Bird Creek is a stream in northeast Oklahoma. The main creek is formed from the waters of North Bird Creek, Middle Bird Creek, and South Bird Creek, all of which rise in Osage County. The South and Middle branches of the creek converge at Bluestem Lake. Outflow from the lake is called Middle Bird Creek. North Bird Creek joins Middle Bird Creek northwest of Pawhuska, and from that point on is simply Bird Creek. From Pawhuska, the creek flows southeastward and eastward through the north side of the Tulsa metropolitan area, before reaching its mouth at the Verdigris River near Catoosa. (Note: Bird Creek is the largest tributary of the Verdigris River.) Major tributaries include Birch Creek, Hominy Creek and Mingo Creek. There are numerous minor tributaries, both named and unnamed, that have contributed to historical flooding problems in the Tulsa area.

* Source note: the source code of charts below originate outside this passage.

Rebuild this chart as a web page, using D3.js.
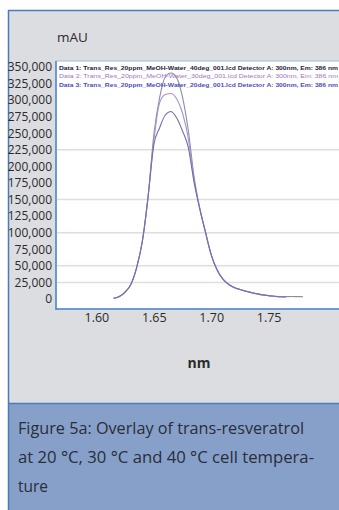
<!DOCTYPE html>
<html>
<head>
<meta charset="utf-8">
<script src="https://cdn.jsdelivr.net/npm/d3@7/dist/d3.min.js"></script>
<style>
  html, body { margin: 0; padding: 0; background: #fff; }
  svg { display: block; }
</style>
</head>
<body>
<script>
// Retention axis samples (shown in "nm" on the axis) and detector response in mAU
const xValues = [1.615, 1.620, 1.625, 1.630, 1.635, 1.640, 1.645, 1.650, 1.655, 1.660,
  1.665, 1.670, 1.675, 1.680, 1.685, 1.690, 1.695, 1.700, 1.705, 1.710,
  1.715, 1.720, 1.725, 1.730, 1.735, 1.740, 1.745, 1.750, 1.755, 1.760,
  1.765, 1.770, 1.775, 1.780];

const data1 = [1200, 3800, 10500, 21900, 46800, 86700, 153900, 247400, 303200, 334900,
  341000, 333400, 304700, 255000, 185600, 137300, 101100, 67000, 44500, 30500,
  22500, 17500, 14300, 11900, 9700, 7800, 6200, 5100, 4200, 3500,
  3600, 3700, 3600, 3500];
const data2 = [1200, 3800, 10500, 21900, 46800, 86700, 153900, 238400, 295700, 308500,
  310000, 301700, 280600, 242900, 179000, 137300, 101100, 67000, 44500, 30500,
  22500, 17500, 14300, 11900, 9700, 7800, 6200, 5100, 4200, 3300,
  3000];
const data3 = [1200, 3800, 10500, 21900, 46800, 86700, 153900, 232300, 258000, 277600,
  282900, 273000, 253400, 229000, 177000, 136000, 100500, 66500, 44200, 30300,
  22300, 17300, 14200, 11800, 9600, 7700, 6100, 5000, 4100, 3300,
  3000];

const seriesNames = [
  "Data 1: Trans_Res_20ppm_MeOH-Water_40deg_001.lcd Detector A: 300nm, Em: 386 nm",
  "Data 2: Trans_Res_20ppm_MeOH-Water_30deg_001.lcd Detector A: 300nm, Em: 386 nm",
  "Data 3: Trans_Res_20ppm_MeOH-Water_20deg_001.lcd Detector A: 300nm, Em: 386 nm"
];
const seriesColors = ["#8f8aa6", "#a993c9", "#6f6fb3"];
const legendColors = ["#22223a", "#a274c6", "#4d4dbb"];

const yTicks = [0, 25000, 50000, 75000, 100000, 125000, 150000, 175000, 200000,
  225000, 250000, 275000, 300000, 325000, 350000];
const xTicks = [1.60, 1.65, 1.70, 1.75];
const gridValues = [25000, 50000, 100000, 150000, 225000];

const captionLines = [
  "Figure 5a: Overlay of trans-resveratrol",
  "at 20 °C, 30 °C and 40 °C cell tempera-",
  "ture"
];

const W = 339, H = 510;
const svg = d3.select("body").append("svg").attr("width", W).attr("height", H);

// Frame panels
svg.append("rect").attr("x", 8).attr("y", 10).attr("width", W - 8).attr("height", 393)
  .attr("fill", "#dcdde0");
svg.append("rect").attr("x", 8).attr("y", 403).attr("width", W - 8).attr("height", H - 403)
  .attr("fill", "#87a0c9");
const frame = svg.append("g").attr("stroke", "#4a7bbb").attr("stroke-width", 1.5);
frame.append("line").attr("x1", 8).attr("x2", W).attr("y1", 10.5).attr("y2", 10.5);
frame.append("line").attr("x1", 8.5).attr("x2", 8.5).attr("y1", 10).attr("y2", H);
frame.append("line").attr("x1", 8).attr("x2", W).attr("y1", 403.5).attr("y2", 403.5);

// Plot area
const plot = { left: 56, top: 61, right: W + 2, bottom: 309 };
svg.append("rect").attr("x", plot.left).attr("y", plot.top)
  .attr("width", plot.right - plot.left).attr("height", plot.bottom - plot.top)
  .attr("fill", "#ffffff").attr("stroke", "#9dbde3").attr("stroke-width", 1);
svg.append("line").attr("x1", plot.left).attr("x2", plot.left)
  .attr("y1", plot.top).attr("y2", plot.bottom + 1)
  .attr("stroke", "#4f86c6").attr("stroke-width", 1.5);
svg.append("line").attr("x1", plot.left).attr("x2", W)
  .attr("y1", plot.bottom).attr("y2", plot.bottom)
  .attr("stroke", "#4f86c6").attr("stroke-width", 1.5);

const x = d3.scaleLinear().domain([1.60, 1.75]).range([96.4, 268.6]);
const y = d3.scaleLinear().domain([0, 350000]).range([299, 67]);

// Horizontal grid
svg.append("g").selectAll("line").data(gridValues).join("line")
  .attr("x1", plot.left + 1).attr("x2", W)
  .attr("y1", d => y(d)).attr("y2", d => y(d))
  .attr("stroke", "#e3dcdc").attr("stroke-width", 1.5);

// Y axis labels
const yAxis = d3.axisLeft(y).tickValues(yTicks).tickSize(0).tickPadding(0)
  .tickFormat(d3.format(","));
const gy = svg.append("g").attr("transform", "translate(52,0)").call(yAxis);
gy.select(".domain").remove();
gy.selectAll("text").attr("font-family", "Open Sans, sans-serif")
  .attr("font-size", 12).attr("fill", "#2b2b2b");

// X axis labels
const xAxis = d3.axisBottom(x).tickValues(xTicks).tickSize(0).tickPadding(0)
  .tickFormat(d3.format(".2f"));
const gx = svg.append("g").attr("transform", "translate(0,313)").call(xAxis);
gx.select(".domain").remove();
gx.selectAll("text").attr("font-family", "Open Sans, sans-serif")
  .attr("font-size", 12.5).attr("fill", "#2b2b2b");

// Axis titles
svg.append("text").attr("x", 57).attr("y", 42).text("mAU")
  .attr("font-family", "Open Sans, sans-serif").attr("font-size", 13.5).attr("fill", "#2b2b2b");
svg.append("text").attr("x", 199).attr("y", 368).attr("text-anchor", "middle").text("nm")
  .attr("font-family", "Open Sans, sans-serif").attr("font-weight", "bold")
  .attr("font-size", 14).attr("fill", "#2b2b2b");

// Traces
svg.append("clipPath").attr("id", "plotclip").append("rect")
  .attr("x", plot.left).attr("y", plot.top)
  .attr("width", W - plot.left).attr("height", plot.bottom - plot.top);
const line = d3.line().x(d => x(d[0])).y(d => y(d[1])).curve(d3.curveMonotoneX);
const traces = [data1, data2, data3];
const gTr = svg.append("g").attr("clip-path", "url(#plotclip)");
traces.forEach((vals, i) => {
  const pts = vals.map((v, j) => [xValues[j], v]);
  gTr.append("path").datum(pts).attr("d", line)
    .attr("fill", "none").attr("stroke", seriesColors[i]).attr("stroke-width", 1.1);
});

// Legend text
const gLeg = svg.append("g").attr("clip-path", "url(#plotclip)");
gLeg.selectAll("text").data(seriesNames).join("text")
  .attr("x", 59).attr("y", (d, i) => 69.5 + i * 8.8)
  .attr("textLength", 279).attr("lengthAdjust", "spacingAndGlyphs")
  .attr("font-family", "Liberation Sans, Arial, sans-serif").attr("font-size", 6.2)
  .attr("font-weight", (d, i) => i === 1 ? "normal" : "bold")
  .attr("fill", (d, i) => legendColors[i])
  .text(d => d);

// Caption
const capWidths = [286, 296, 30];
svg.append("g").selectAll("text").data(captionLines).join("text")
  .attr("x", 18).attr("y", (d, i) => 434 + i * 29)
  .attr("textLength", (d, i) => capWidths[i]).attr("lengthAdjust", "spacingAndGlyphs")
  .attr("font-family", "Open Sans, sans-serif").attr("font-size", 17)
  .attr("fill", "#2a2d3a")
  .text(d => d);
</script>
</body>
</html>
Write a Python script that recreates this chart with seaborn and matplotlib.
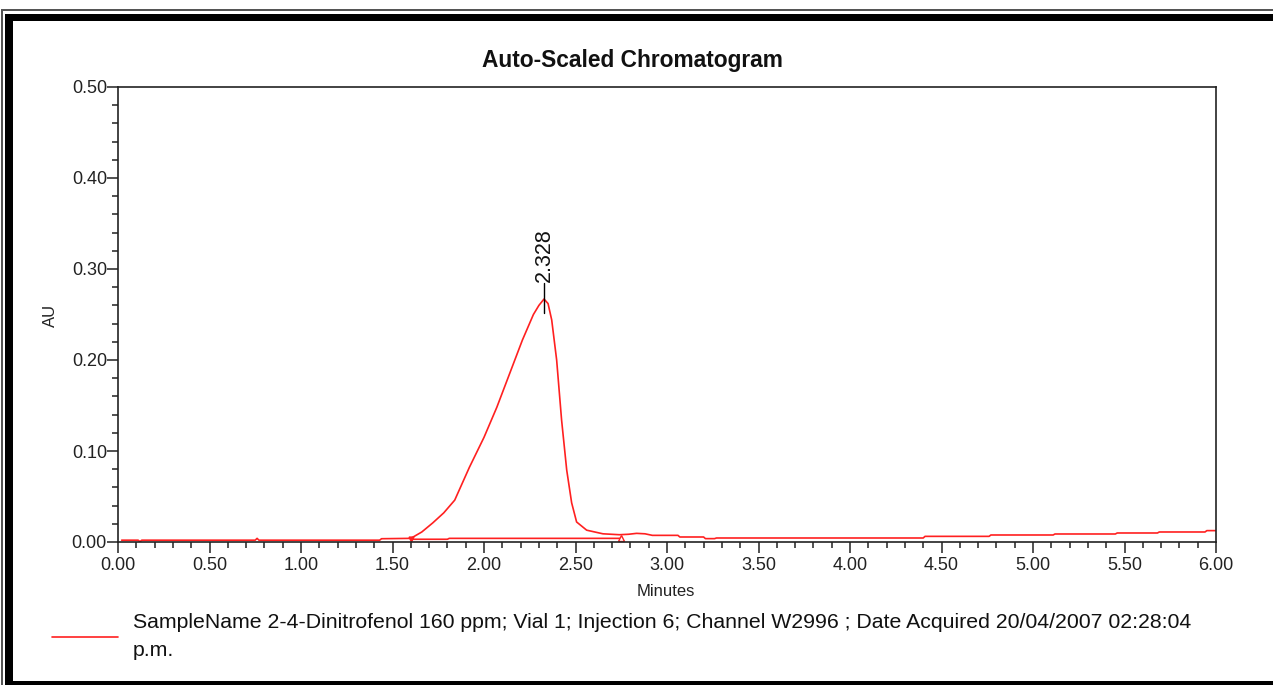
import numpy as np
import pandas as pd
import matplotlib
matplotlib.use("Agg")
import matplotlib.pyplot as plt
from matplotlib.patches import Rectangle
from matplotlib.lines import Line2D
from matplotlib.ticker import MultipleLocator
import seaborn as sns

# ---- data ----
trace_minutes = [0.02, 0.11, 0.12, 0.13, 0.42, 0.75, 0.76, 0.77, 1.43, 1.44,
                 1.60, 1.66, 1.72, 1.78, 1.84, 1.92, 2.00, 2.07, 2.14, 2.21,
                 2.27, 2.30, 2.328, 2.35, 2.37, 2.397, 2.424, 2.452, 2.479, 2.506,
                 2.561, 2.65, 2.74, 2.79, 2.834, 2.88, 2.92, 3.06, 3.07, 3.20,
                 3.21, 3.26, 3.27, 4.40, 4.41, 4.76, 4.77, 5.11, 5.12, 5.45,
                 5.46, 5.68, 5.69, 5.94, 5.95, 6.00]
trace_au = [0.002, 0.002, 0.0005, 0.002, 0.002, 0.002, 0.004, 0.002, 0.002, 0.0036,
            0.004, 0.011, 0.021, 0.032, 0.046, 0.082, 0.115, 0.148, 0.185, 0.222,
            0.250, 0.260, 0.267, 0.262, 0.244, 0.200, 0.134, 0.079, 0.043, 0.022,
            0.013, 0.009, 0.008, 0.0085, 0.0095, 0.009, 0.0073, 0.0073, 0.0055, 0.0055,
            0.0037, 0.0037, 0.0044, 0.0044, 0.0062, 0.0062, 0.0077, 0.0077, 0.0088, 0.0088,
            0.0099, 0.0099, 0.011, 0.011, 0.0125, 0.0125]

baseline_minutes = [1.60, 1.80, 1.81, 2.75]
baseline_au = [0.003, 0.003, 0.004, 0.004]

peak_rt = 2.328
peak_au = 0.267
peak_label = "2.328"

title = "Auto-Scaled Chromatogram"
x_label = "Minutes"
y_label = "AU"
legend_label = ("SampleName 2-4-Dinitrofenol 160 ppm; Vial 1; Injection 6; Channel W2996 ; "
                "Date Acquired 20/04/2007 02:28:04\np.m.")

W, H = 1273, 685
sns.set_style("ticks")
plt.rcParams['font.family'] = ['Liberation Sans', 'DejaVu Sans']

fig = plt.figure(figsize=(W / 100, H / 100), dpi=100)
fig.patch.set_facecolor("white")
ax = fig.add_axes([118 / W, 1 - 542 / H, (1216 - 118) / W, (542 - 87) / H])
ax.set_facecolor("white")

red = "#ff2020"
df = pd.DataFrame({"Minutes": trace_minutes, "AU": trace_au})
sns.lineplot(data=df, x="Minutes", y="AU", ax=ax, color=red, lw=1.2,
             sort=False, estimator=None)
bdf = pd.DataFrame({"Minutes": baseline_minutes, "AU": baseline_au})
sns.lineplot(data=bdf, x="Minutes", y="AU", ax=ax, color=red, lw=1.2,
             sort=False, estimator=None)
ax.plot([baseline_minutes[0]], [baseline_au[0]], marker="v", ms=3.5, color=red)
ax.plot([baseline_minutes[-1]], [baseline_au[-1]], marker="^", ms=5,
        mfc="white", mec=red, mew=1)

# peak annotation
ax.plot([peak_rt, peak_rt], [peak_au - 0.015, peak_au + 0.018], color="black", lw=1)
ax.text(peak_rt, peak_au + 0.019, peak_label, rotation=90, ha="center", va="bottom",
        fontsize=15.5, color="#111111")

ax.set_xlim(0, 6)
ax.set_ylim(0, 0.5)
ax.xaxis.set_major_locator(MultipleLocator(0.5))
ax.xaxis.set_minor_locator(MultipleLocator(0.1))
ax.yaxis.set_major_locator(MultipleLocator(0.1))
ax.yaxis.set_minor_locator(MultipleLocator(0.02))
ax.xaxis.set_major_formatter(lambda v, p: f"{v:.2f}")
ax.yaxis.set_major_formatter(lambda v, p: f"{v:.2f}")
ax.tick_params(axis="both", which="major", length=8, width=1.1, labelsize=13,
               colors="#222222", direction="out")
ax.tick_params(axis="both", which="minor", length=4.5, width=1.1, direction="out",
               color="#222222")
ax.tick_params(axis="y", which="major", pad=0)
ax.tick_params(axis="x", which="major", pad=3)
for s in ax.spines.values():
    s.set_visible(True)
    s.set_linewidth(1.2)
    s.set_color("#222222")

ax.set_xlabel(x_label, fontsize=12, color="#222222")
ax.set_ylabel(y_label, fontsize=12, color="#222222")
ax.xaxis.set_label_coords((666 - 118) / (1216 - 118), -(591 - 542) / (542 - 87))
ax.yaxis.set_label_coords((50 - 118) / (1216 - 118), (542 - 315) / (542 - 87))
ax.xaxis.label.set_va("center")
ax.yaxis.label.set_va("center")

fig.text(632 / W, 1 - 60 / H, title, ha="center", va="center",
         fontsize=16.4, fontweight="bold", color="#111111")

handle = Line2D([], [], color=red, lw=1.2)
leg = ax.legend([handle], [legend_label], loc="center left",
                bbox_to_anchor=(52 / W, 1 - 637 / H), bbox_transform=fig.transFigure,
                frameon=False, fontsize=15.3, handlelength=3.1, handletextpad=0.7,
                borderpad=0, borderaxespad=0)
for t in leg.get_texts():
    t.set_color("#111111")
    t.set_linespacing(1.6)

# outer report frame
def frect(x0, y0, x1, y1, **kw):
    fig.patches.append(Rectangle((x0 / W, 1 - y1 / H), (x1 - x0) / W, (y1 - y0) / H,
                                 transform=fig.transFigure, **kw))

frect(1, 9, W, 11, color="#555555", lw=0)       # thin top line
frect(1, 9, 3, H, color="#555555", lw=0)        # thin left line
frect(5, 14, W, 21, color="black", lw=0)        # thick top
frect(5, 14, 13, H, color="black", lw=0)        # thick left
frect(5, 681, W, H, color="black", lw=0)        # thick bottom

fig.savefig("out.png", dpi=100)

Birch Creek is impounded by Birch Lake, south of Barnsdall, Oklahoma. Hominy Creek is impounded by Skiatook Lake dam about 14.3 miles above its confluence with Bird Creek.

==History==
Two relatively small battles occurred in Indian Territory along Bird Creek during the Civil War: the Battle of Chusto-Talasah and the Battle of Chustenahlah.

=== Significance in Tulsa's flooding history ===

Historically, Bird Creek was a frequent site of flooding in the Tulsa area. However, flood control did not seem to be considered a serious problem until Tulsa's population growth spilled out into the Bird Creek watershed east and north of downtown Tulsa. The city issued its first land-use plan after a serious flood along the Arkansas River in 1923, but this plan was aimed more at preventing flooding along the Arkansas than in the Bird Creek watershed. Not until three floods in August, September and December 1971, did angry residents demand that the problem be fixed. Tulsa responded by joining the National Flood Insurance Program, adopting a new definition of the 100-year flood standard and promising to regulate flood plain use. In 1974, disastrous floods occurred on Bird Creek in April and May, then on June 8 along Mingo, Joe, Fry and Haikey creeks. Finally, a flood of Mingo creek on September 19 was enough evidence for the residents to show that the city's previous actions had been wholly insufficient.

=== Salt water contamination ===

In August 2016, an oily sheen, along with several dead fish and turtles, was reported on North Bird Creek, about 5 miles from the Tall Grass Preserve in Osage County, Oklahoma. After looking at the site, the Environmental Protection Agency (EPA), added that warm salt water was bubbling up through the creek water. (Note: Indicators that waste injection water could be the cause were that: (1) water temperatures near the bottom of the creek were near 100 degrees F, and (2) analyses showed that total dissolved solids (TDS) were as high as 80,000 parts per million (ppm).) After trying to locate a cause for the continuing contamination, EPA officials felt that the most likely cause would be water that had been used in secondary recovery of petroleum. Sam Coleman, Regional Administrator for U.S. EPA Region 6, and Kenneth Wagner, scientific advisor to EPA Administrator Scott Pruitt, visited the Coleman Ranch, which surrounded the contamination source, and agreed that responsibility for cleaning up the problem belonged by law to the EPA and the Bureau of Indian Affairs (BIA). (Note: Osage County, Oklahoma is contiguous with the Osage reservation. The Osage tribe had leased the ranch and some nearby oil wells to other people, but retained ownership of the land. BIA is responsible for looking after affairs for the tribe, and EPA is responsible for fixing pollution problems associated with underground operations. The State of Oklahoma had no responsibility for the remediation.)

As of December, 2017, no solution to this issue had been found. The EPA continued monitoring Bird Creek and had threatened to close some of the oil wells nearest the site.